This should be obvious. Trump threw a party for his friends a year ago, but the $1.5 trillion bill must be paid.
That means interest rates are going up. Housing and autos are already tanking. Companies that want to borrow money are going to find it more expensive. The lucky ones might get the equivalent of adjustable rates, but those will adjust higher.
Meanwhile, private debts must also be paid. There’s a mountain of private equity debt out there, along with a mountain of student loan debt. There’s a global market of debt, much of which will be unpayable. Bad debts will have to be written off. Thanks to Obama, our banks will survive. I can’t say the same for Europe’s.

But there is good news. It’s the same good news as in the last two recessions. Productivity is about to leap ahead.
While a lot of people are going to lose their jobs, and some industries are going to virtually disappear, there’s a huge opportunity for those who take advantage of everything tech can do to lower costs, to eliminate labor, to make computers do more. The cloud czars fell hard, but they will come out of this stronger than ever.

The same thing happened during the Great Recession, only this time the victims included big box retailers that benefitted from the recession of the early 1990s. More important, insurance brokers, mortgage bankers, and loan officers who considered themselves the gatekeepers to the middle class, in suburbs and exurbs, were also blown out. It was this economic transformation, as much as anything else, which fueled the rebellion that led to Trump.

This is what productivity looks like. You get machines to do the work of people, and you need fewer people to do the same work. In the early years of the PC revolution, this efficiency meant managers could just do more. Now it means we don’t need the managers.

The process of change, expanding productivity and reducing headcount, goes on during periods of growth as well as decline, but it gets urgent during recessions. Companies are trying to survive, so they cut costs as much as they dare. Consumers are trying to survive, so they’re more willing to engage the market in different ways.

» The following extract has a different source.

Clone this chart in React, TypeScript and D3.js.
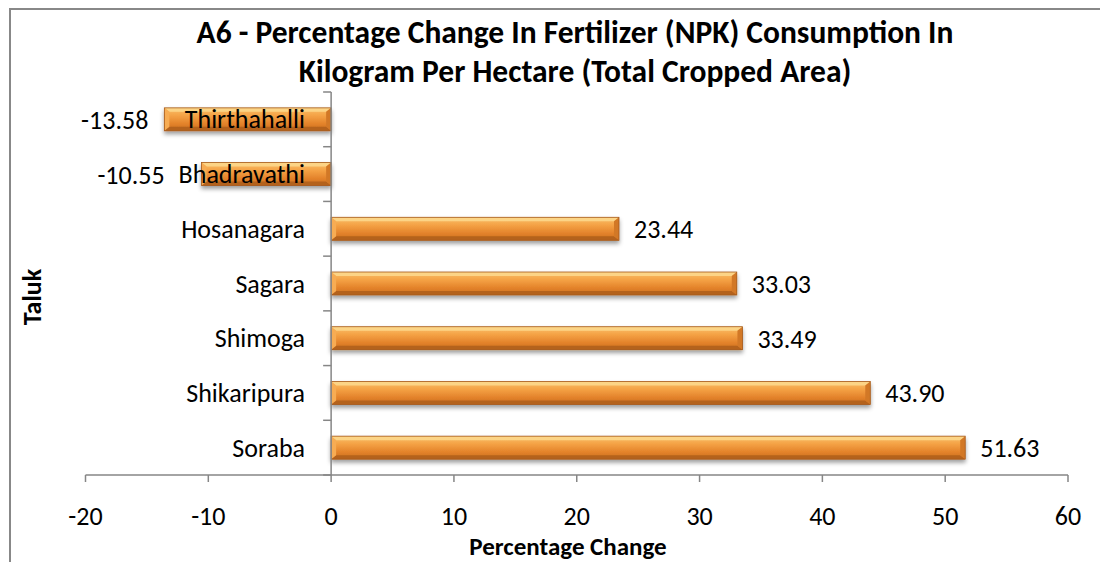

Customers go to where they perceive value. This is true for business customers as well as consumers.

Some of the biggest changes in the next recession will come in health care. A lot of people who think they have monopolies are going to find out they don’t. Insurers are buying or building their own facilities. Consumers are being pushed into these “managed care” plans, where care decisions might be between a patient and their doctor, but the doctor is a corporate employee who isn’t allowed to draw outside the lines.
In the late stage of a recovery, like the last two years, a lot of people have excuses for why certain actions are unthinkable. We distrust people with our data, and during good times we find all sorts of ways to keep it from people or to handle it inefficiently. The companies that use that data best are going to grow in the next few years, and those that either don’t collect it, or collect it and don’t use it, are going out of business.

Few people knew middle management would die after the 2000 recession, or that financial professions would die after 2008. There are no guarantees in any forecast. All I do know is that, based on history, productivity is going to rise, a lot of jobs and even industries are going to disappear, and the America which comes out of the coming recession will be much changed from the one you’re living in now.